> WRITTEN INSTRUCTION: Please set down exactly the lines of the listing below from the line containing "Convert this chart" through the line containing "return FuncFormatter(f)", both lines included, leaving out all other lines.

> DATASET:
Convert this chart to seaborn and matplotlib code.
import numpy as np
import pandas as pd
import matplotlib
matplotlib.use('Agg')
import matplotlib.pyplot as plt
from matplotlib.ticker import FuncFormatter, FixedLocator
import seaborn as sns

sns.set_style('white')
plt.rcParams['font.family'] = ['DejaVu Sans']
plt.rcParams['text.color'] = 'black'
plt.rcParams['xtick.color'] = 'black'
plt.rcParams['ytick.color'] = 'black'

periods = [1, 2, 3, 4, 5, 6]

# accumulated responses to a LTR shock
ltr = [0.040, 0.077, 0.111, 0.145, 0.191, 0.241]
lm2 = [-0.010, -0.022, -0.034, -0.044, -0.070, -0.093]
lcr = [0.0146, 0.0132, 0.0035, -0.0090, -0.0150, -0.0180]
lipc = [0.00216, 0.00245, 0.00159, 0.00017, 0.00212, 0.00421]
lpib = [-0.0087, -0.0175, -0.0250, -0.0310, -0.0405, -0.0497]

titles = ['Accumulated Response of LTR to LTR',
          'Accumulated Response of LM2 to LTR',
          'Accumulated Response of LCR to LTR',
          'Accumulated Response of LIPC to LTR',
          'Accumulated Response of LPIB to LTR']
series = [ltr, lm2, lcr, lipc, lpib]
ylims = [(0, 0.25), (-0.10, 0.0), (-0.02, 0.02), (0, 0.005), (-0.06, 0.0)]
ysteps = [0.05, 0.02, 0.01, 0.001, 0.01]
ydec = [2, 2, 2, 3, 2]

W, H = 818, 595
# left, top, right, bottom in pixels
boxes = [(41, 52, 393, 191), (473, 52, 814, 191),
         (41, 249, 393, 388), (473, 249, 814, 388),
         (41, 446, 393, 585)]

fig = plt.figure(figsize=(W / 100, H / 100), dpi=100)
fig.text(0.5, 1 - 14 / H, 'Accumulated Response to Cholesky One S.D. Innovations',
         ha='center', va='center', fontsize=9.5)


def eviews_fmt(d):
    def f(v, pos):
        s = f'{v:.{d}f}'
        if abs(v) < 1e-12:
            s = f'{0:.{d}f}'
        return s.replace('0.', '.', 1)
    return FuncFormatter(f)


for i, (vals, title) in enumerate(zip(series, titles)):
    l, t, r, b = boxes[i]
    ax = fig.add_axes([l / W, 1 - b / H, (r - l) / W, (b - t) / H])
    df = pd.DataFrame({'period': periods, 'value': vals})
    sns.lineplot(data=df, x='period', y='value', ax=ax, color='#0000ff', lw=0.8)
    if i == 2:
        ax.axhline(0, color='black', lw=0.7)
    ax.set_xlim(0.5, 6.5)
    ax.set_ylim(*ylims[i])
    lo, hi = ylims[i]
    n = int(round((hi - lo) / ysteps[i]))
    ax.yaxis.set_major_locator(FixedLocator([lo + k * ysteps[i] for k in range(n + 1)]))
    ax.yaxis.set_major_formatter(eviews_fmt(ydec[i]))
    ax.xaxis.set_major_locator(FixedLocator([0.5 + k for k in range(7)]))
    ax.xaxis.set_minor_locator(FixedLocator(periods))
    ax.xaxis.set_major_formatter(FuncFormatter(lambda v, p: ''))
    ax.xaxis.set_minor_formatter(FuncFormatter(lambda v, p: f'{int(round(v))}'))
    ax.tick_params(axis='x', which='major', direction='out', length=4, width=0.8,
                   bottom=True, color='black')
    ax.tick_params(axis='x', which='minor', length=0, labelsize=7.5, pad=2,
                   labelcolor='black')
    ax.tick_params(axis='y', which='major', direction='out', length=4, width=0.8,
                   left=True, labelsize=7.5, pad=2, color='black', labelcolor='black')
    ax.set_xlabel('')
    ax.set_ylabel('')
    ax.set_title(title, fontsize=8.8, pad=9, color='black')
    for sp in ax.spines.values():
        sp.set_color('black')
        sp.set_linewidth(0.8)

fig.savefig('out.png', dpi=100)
* * *
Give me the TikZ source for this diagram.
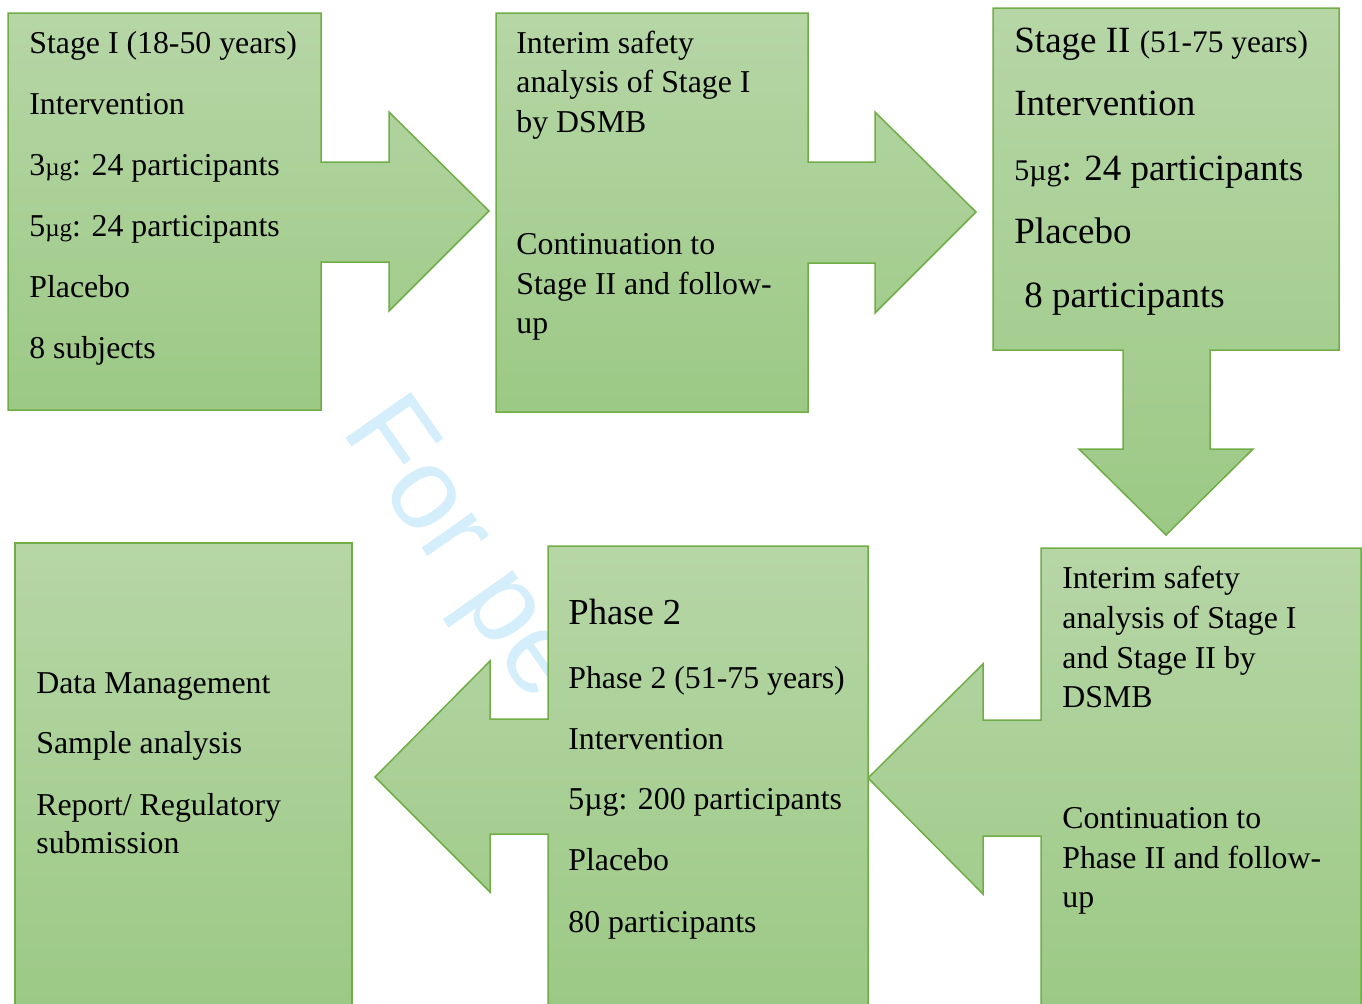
--
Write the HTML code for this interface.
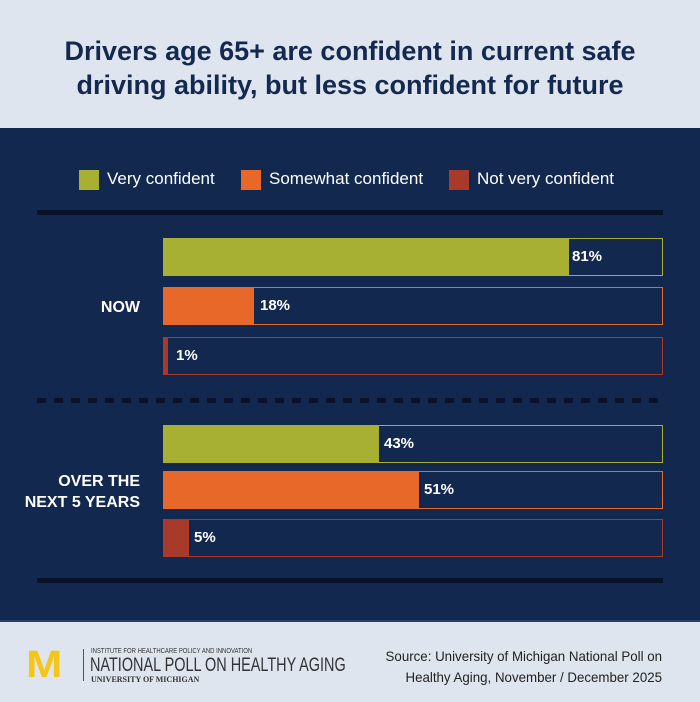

> FINAL ANSWER:
Convert this chart to seaborn and matplotlib code.
import numpy as np
import pandas as pd
import matplotlib
matplotlib.use('Agg')
import matplotlib.pyplot as plt
from matplotlib.ticker import FuncFormatter, FixedLocator
import seaborn as sns

sns.set_style('white')
plt.rcParams['font.family'] = ['DejaVu Sans']
plt.rcParams['text.color'] = 'black'
plt.rcParams['xtick.color'] = 'black'
plt.rcParams['ytick.color'] = 'black'

periods = [1, 2, 3, 4, 5, 6]

# accumulated responses to a LTR shock
ltr = [0.040, 0.077, 0.111, 0.145, 0.191, 0.241]
lm2 = [-0.010, -0.022, -0.034, -0.044, -0.070, -0.093]
lcr = [0.0146, 0.0132, 0.0035, -0.0090, -0.0150, -0.0180]
lipc = [0.00216, 0.00245, 0.00159, 0.00017, 0.00212, 0.00421]
lpib = [-0.0087, -0.0175, -0.0250, -0.0310, -0.0405, -0.0497]

titles = ['Accumulated Response of LTR to LTR',
          'Accumulated Response of LM2 to LTR',
          'Accumulated Response of LCR to LTR',
          'Accumulated Response of LIPC to LTR',
          'Accumulated Response of LPIB to LTR']
series = [ltr, lm2, lcr, lipc, lpib]
ylims = [(0, 0.25), (-0.10, 0.0), (-0.02, 0.02), (0, 0.005), (-0.06, 0.0)]
ysteps = [0.05, 0.02, 0.01, 0.001, 0.01]
ydec = [2, 2, 2, 3, 2]

W, H = 818, 595
# left, top, right, bottom in pixels
boxes = [(41, 52, 393, 191), (473, 52, 814, 191),
         (41, 249, 393, 388), (473, 249, 814, 388),
         (41, 446, 393, 585)]

fig = plt.figure(figsize=(W / 100, H / 100), dpi=100)
fig.text(0.5, 1 - 14 / H, 'Accumulated Response to Cholesky One S.D. Innovations',
         ha='center', va='center', fontsize=9.5)


def eviews_fmt(d):
    def f(v, pos):
        s = f'{v:.{d}f}'
        if abs(v) < 1e-12:
            s = f'{0:.{d}f}'
        return s.replace('0.', '.', 1)
    return FuncFormatter(f)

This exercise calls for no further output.